Katholieke Encyclopaedie

Uitgeverij Joost van den Vondel (1933-1939)

Gepubliceerd op 29-10-2019

Onvruchtbaarheid

betekenis & definitie

of steriliteit, het onvermogen der vrouw tot voortbrengen van kinderen. Deze wordt onderscheiden in een aangeboren en een verworven vorm; de aangeboren o. berust vaak op misvormingen van de inwendige geslachtsorganen, terwijl de verworven o. dikwijls wordt veroorzaakt door ontstekingstoestanden en hun gevolgen. Intusschen komt het betrekkelijk vaak voor, dat o. bestaat zonder dat bepaalde afwijkingen aangetoond kunnen worden. In hoeverre deze vormen van o. voor geneesk. behandeling in aanmerking komen, hangt vooral af van aard en ernst der bestaande afwijkingen.

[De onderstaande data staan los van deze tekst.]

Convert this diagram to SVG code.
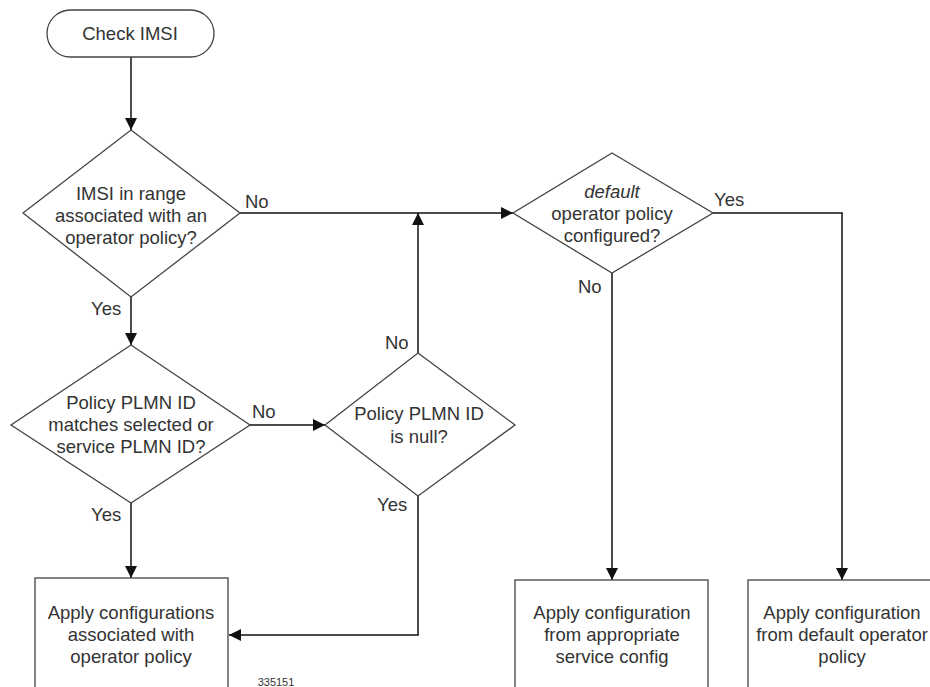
<svg xmlns="http://www.w3.org/2000/svg" width="930" height="687" viewBox="0 0 930 687">
<style>
text{font-family:"Liberation Sans",Arial,sans-serif;font-size:18.5px;fill:#333;text-anchor:middle}
.lbl{text-anchor:start}
.shape{fill:#fff;stroke:#444;stroke-width:1.3}
.conn{fill:none;stroke:#111;stroke-width:1.5}
</style>
<defs>
<marker id="arr" viewBox="0 0 12 12" refX="12" refY="6" markerWidth="12" markerHeight="12" markerUnits="userSpaceOnUse" orient="auto">
<path d="M0,0 L12,6 L0,12 z" fill="#111"/>
</marker>
</defs>
<rect width="930" height="687" fill="#fff"/>
<g id="connectors">
<path class="conn" d="M131,57 V130" marker-end="url(#arr)"/>
<path class="conn" d="M131,297 V345" marker-end="url(#arr)"/>
<path class="conn" d="M250,425 H325" marker-end="url(#arr)"/>
<path class="conn" d="M131,503 V578" marker-end="url(#arr)"/>
<path class="conn" d="M240,213 H513" marker-end="url(#arr)"/>
<path class="conn" d="M418,353 V213" marker-end="url(#arr)"/>
<path class="conn" d="M418,496 V635 H229" marker-end="url(#arr)"/>
<path class="conn" d="M612,273 V580" marker-end="url(#arr)"/>
<path class="conn" d="M713,213 H842 V580" marker-end="url(#arr)"/>
<text class="lbl" x="245" y="208">No</text>
<text class="lbl" x="91" y="315">Yes</text>
<text class="lbl" x="252" y="418">No</text>
<text class="lbl" x="91" y="521">Yes</text>
<text class="lbl" x="385" y="349">No</text>
<text class="lbl" x="377" y="511">Yes</text>
<text class="lbl" x="714" y="206">Yes</text>
<text class="lbl" x="578" y="293">No</text>
</g>
<g id="start">
<rect class="shape" x="47" y="10" width="167" height="47" rx="23.5"/>
<text x="130" y="40">Check IMSI</text>
</g>
<g id="d1">
<polygon class="shape" points="131,130 240,213 131,297 23,213"/>
<text x="131" y="200">IMSI in range</text>
<text x="131" y="222">associated with an</text>
<text x="131" y="244">operator policy?</text>
</g>
<g id="d2">
<polygon class="shape" points="131,345 250,425 131,503 11,425"/>
<text x="131" y="409">Policy PLMN ID</text>
<text x="131" y="431">matches selected or</text>
<text x="131" y="453">service PLMN ID?</text>
</g>
<g id="d3">
<polygon class="shape" points="418,353 515,425 418,496 325,425"/>
<text x="419" y="420">Policy PLMN ID</text>
<text x="419" y="443">is null?</text>
</g>
<g id="d4">
<polygon class="shape" points="612,153 713,213 612,273 513,213"/>
<text x="612" y="198" font-style="italic">default</text>
<text x="612" y="220">operator policy</text>
<text x="612" y="242">configured?</text>
</g>
<g id="box1">
<rect class="shape" x="35" y="578" width="193" height="130"/>
<text x="131" y="619">Apply configurations</text>
<text x="131" y="641">associated with</text>
<text x="131" y="663">operator policy</text>
</g>
<g id="box2">
<rect class="shape" x="515" y="580" width="193" height="130"/>
<text x="612" y="619">Apply configuration</text>
<text x="612" y="641">from appropriate</text>
<text x="612" y="663">service config</text>
</g>
<g id="box3">
<rect class="shape" x="748" y="580" width="200" height="130"/>
<text x="842" y="619">Apply configuration</text>
<text x="842" y="641">from default operator</text>
<text x="842" y="663">policy</text>
</g>
<text x="276" y="686" style="font-size:11px">335151</text>
</svg>
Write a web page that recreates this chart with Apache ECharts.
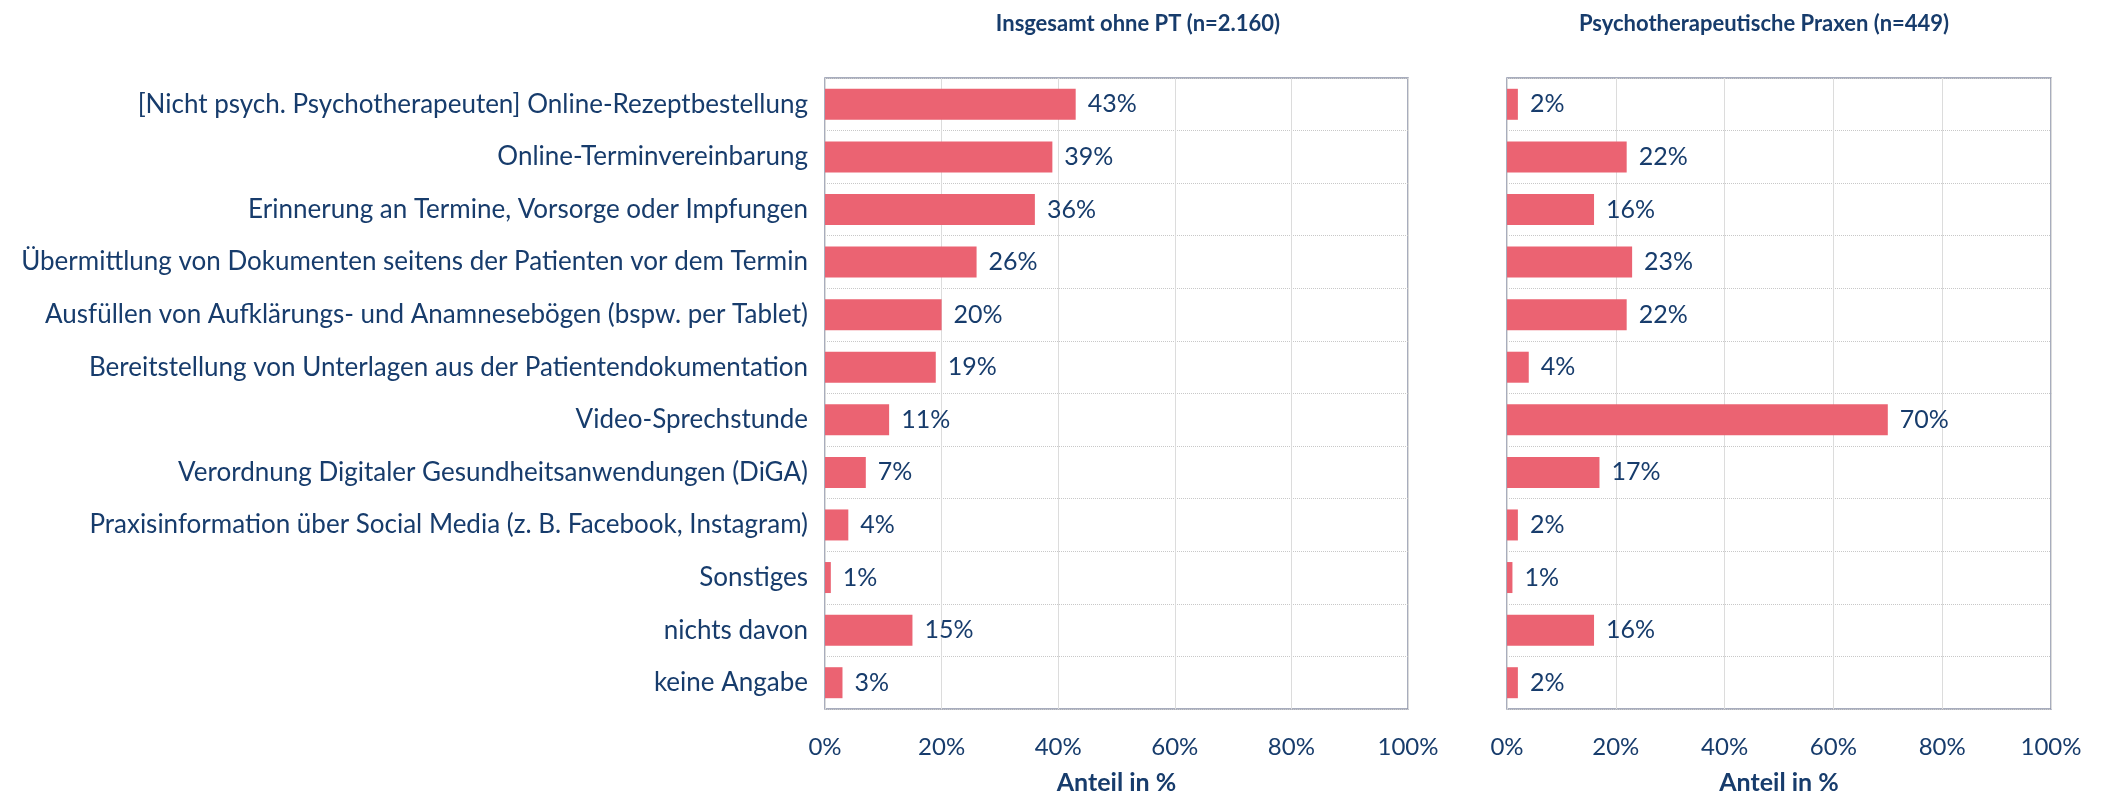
<!DOCTYPE html>
<html>
<head>
<meta charset="utf-8">
<script src="https://cdn.jsdelivr.net/npm/echarts@6/dist/echarts.min.js"></script>
<style>
html,body{margin:0;padding:0;background:#fff;overflow:hidden;}
#main{width:2107px;height:800px;}
</style>
</head>
<body>
<div id="main"></div>
<script>
// Kategorien (von oben nach unten)
var categories = [
    '[Nicht psych. Psychotherapeuten] Online-Rezeptbestellung',
    'Online-Terminvereinbarung',
    'Erinnerung an Termine, Vorsorge oder Impfungen',
    'Übermittlung von Dokumenten seitens der Patienten vor dem Termin',
    'Ausfüllen von Aufklärungs- und Anamnesebögen (bspw. per Tablet)',
    'Bereitstellung von Unterlagen aus der Patientendokumentation',
    'Video-Sprechstunde',
    'Verordnung Digitaler Gesundheitsanwendungen (DiGA)',
    'Praxisinformation über Social Media (z. B. Facebook, Instagram)',
    'Sonstiges',
    'nichts davon',
    'keine Angabe'
];
var insgesamt = [43, 39, 36, 26, 20, 19, 11, 7, 4, 1, 15, 3];
var psychPraxen = [2, 22, 16, 23, 22, 4, 70, 17, 2, 1, 16, 2];
var titles = ['Insgesamt ohne PT (n=2.160)', 'Psychotherapeutische Praxen (n=449)'];
var xTicks = [0, 20, 40, 60, 80, 100];

var navy = '#173c6c';
var barColor = '#eb6372';
var font = 'Lato';

var myChart = echarts.init(document.getElementById('main'));

function xAxisFor(idx){
    return {
        type: 'value',
        gridIndex: idx,
        min: xTicks[0],
        max: xTicks[xTicks.length - 1],
        interval: xTicks[1] - xTicks[0],
        name: 'Anteil in %',
        nameLocation: 'middle',
        nameGap: 61,
        nameTextStyle: {color: navy, fontSize: 25, fontWeight: 'bold', fontFamily: font},
        axisLine: {show: false},
        axisTick: {show: false},
        axisLabel: {color: navy, fontSize: 24, fontFamily: font, margin: 26, formatter: '{value}%'},
        splitLine: {show: true, lineStyle: {color: '#dcdcdc', width: 1}}
    };
}
function yAxisFor(idx, showLabels){
    return {
        type: 'category',
        gridIndex: idx,
        data: categories,
        inverse: true,
        axisLine: {show: false},
        axisTick: {show: false},
        axisLabel: {show: showLabels, color: navy, fontSize: 26, fontFamily: font, margin: 17},
        splitLine: {show: true, lineStyle: {color: '#c8c8c8', type: 'dotted', width: 1}}
    };
}
function seriesFor(idx, data){
    return {
        type: 'bar',
        xAxisIndex: idx,
        yAxisIndex: idx,
        data: data,
        barWidth: 31,
        itemStyle: {color: barColor},
        label: {
            show: true,
            position: 'right',
            distance: 12,
            color: navy,
            fontSize: 25,
            fontFamily: font,
            formatter: '{c}%'
        },
        silent: true
    };
}

option = {
    backgroundColor: '#fff',
    animation: false,
    title: [
        {text: titles[0], left: 1133, top: 8, textAlign: 'center',
         textStyle: {color: navy, fontSize: 22, fontWeight: 'bold', fontFamily: font}},
        {text: titles[1], left: 1759, top: 8, textAlign: 'center',
         textStyle: {color: navy, fontSize: 22, fontWeight: 'bold', fontFamily: font}}
    ],
    grid: [
        {left: 825, top: 78, width: 583, height: 641, show: true, borderColor: '#8c92a8', borderWidth: 1.5, containLabel: false},
        {left: 1507, top: 78, width: 544, height: 641, show: true, borderColor: '#8c92a8', borderWidth: 1.5, containLabel: false}
    ],
    xAxis: [xAxisFor(0), xAxisFor(1)],
    yAxis: [yAxisFor(0, true), yAxisFor(1, false)],
    series: [seriesFor(0, insgesamt), seriesFor(1, psychPraxen)]
};

myChart.setOption(option);
</script>
</body>
</html>
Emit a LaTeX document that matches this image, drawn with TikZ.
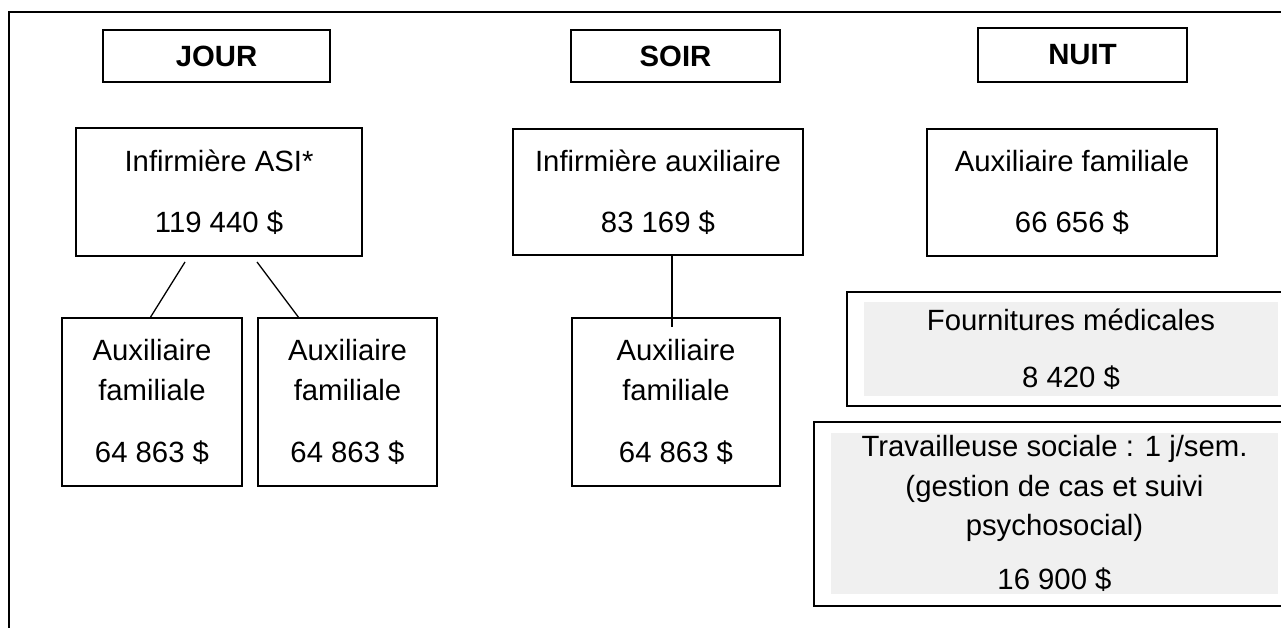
\documentclass[tikz,border=0pt]{standalone}
\usepackage{fontspec}
\setmainfont{Liberation Sans}
\definecolor{boxgray}{HTML}{F0F0F0}
\begin{document}
\begin{tikzpicture}[x=1pt,y=-1pt,
  txt/.style={font=\fontsize{29.3}{39.5}\selectfont, align=center, inner sep=0pt},
  box/.style={txt, draw=black, line width=1.7pt},
  frame/.style={draw=black, line width=1.7pt, inner sep=0pt},
  graybox/.style={txt, fill=boxgray},
  link/.style={draw=black, line width=1.3pt}]
\useasboundingbox (0,0) rectangle (1281,628);
\clip (0,0) rectangle (1281,628);
% outer frame
\coordinate (otr) at (1300,12);
\coordinate (otl) at (9,12);
\coordinate (obl) at (9,640);
\draw[line width=1.7pt] (otr) -- (otl) -- (obl);
% headers
\node[box, minimum width=227, minimum height=52] (jour) at (216.5,56) {\bfseries JOUR};
\node[box, minimum width=209, minimum height=52] (soir) at (675.5,56) {\bfseries SOIR};
\node[box, minimum width=209, minimum height=54] (nuit) at (1082.5,55) {\bfseries NUIT};
% top row
\node[box, minimum width=286, minimum height=128] (asi) at (219,192) {Infirmière ASI*\\[21pt]119 440 \$};
\node[box, minimum width=290, minimum height=126] (infaux) at (658,192) {Infirmière auxiliaire\\[21pt]83 169 \$};
\node[box, minimum width=290, minimum height=127] (auxnuit) at (1072,192.5) {Auxiliaire familiale\\[21pt]66 656 \$};
% bottom row
\node[box, minimum width=180, minimum height=168] (aux1) at (152,402) {Auxiliaire\\familiale\\[23pt]64 863 \$};
\node[box, minimum width=179, minimum height=168] (aux2) at (347.5,402) {Auxiliaire\\familiale\\[23pt]64 863 \$};
\node[box, minimum width=208, minimum height=168] (aux3) at (676,402) {Auxiliaire\\familiale\\[23pt]64 863 \$};
% grey boxes
\node[frame, minimum width=453, minimum height=114] (fournframe) at (1073.5,349) {};
\node[graybox, minimum width=414, minimum height=94] (fourn) at (1071,349) {Fournitures médicales\\[18pt]8 420 \$};
\node[frame, minimum width=486, minimum height=184] (travframe) at (1057,514) {};
\node[graybox, minimum width=447, minimum height=161] (trav) at (1054.5,513.5) {Travailleuse sociale : 1 j/sem.\\(gestion de cas et suivi\\psychosocial)\\[14pt]16 900 \$};
% connectors
\coordinate (l1a) at (185,262);
\coordinate (l1b) at (150,318);
\coordinate (l2a) at (257,262);
\coordinate (l2b) at (299,318);
\coordinate (l3a) at (672,255);
\coordinate (l3b) at (672,327);
\draw[link] (l1a) -- (l1b);
\draw[link] (l2a) -- (l2b);
\draw[link] (l3a) -- (l3b);
\end{tikzpicture}
\end{document}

Als bijz. vorm onderscheidt men nog de biologische o., nl. in die gevallen, waar een vrouw van een bepaalden man geen kinderen kan krijgen, terwijl toch later, bijv. door nieuwe echtverbintenissen, blijkt dat beiden het vermogen tot voortplanten bezitten. Periodieke o. bestaat in het leven van elke vrouw, bijv. in de eerste weken na een bevalling, en zeer waarsch. ook in een vaste tijdsperiode van elken menstrueelen cyclus. Op dezen laatsten vorm van o. is de zgn. periodieke ➝ onthouding gebaseerd. Vgl. ook ➝ Impotentie en ➝ Steriliteit.

In de symboliek gelden stroo en vijgenboom als symbolen voor de onvruchtbaarheid. Castelein.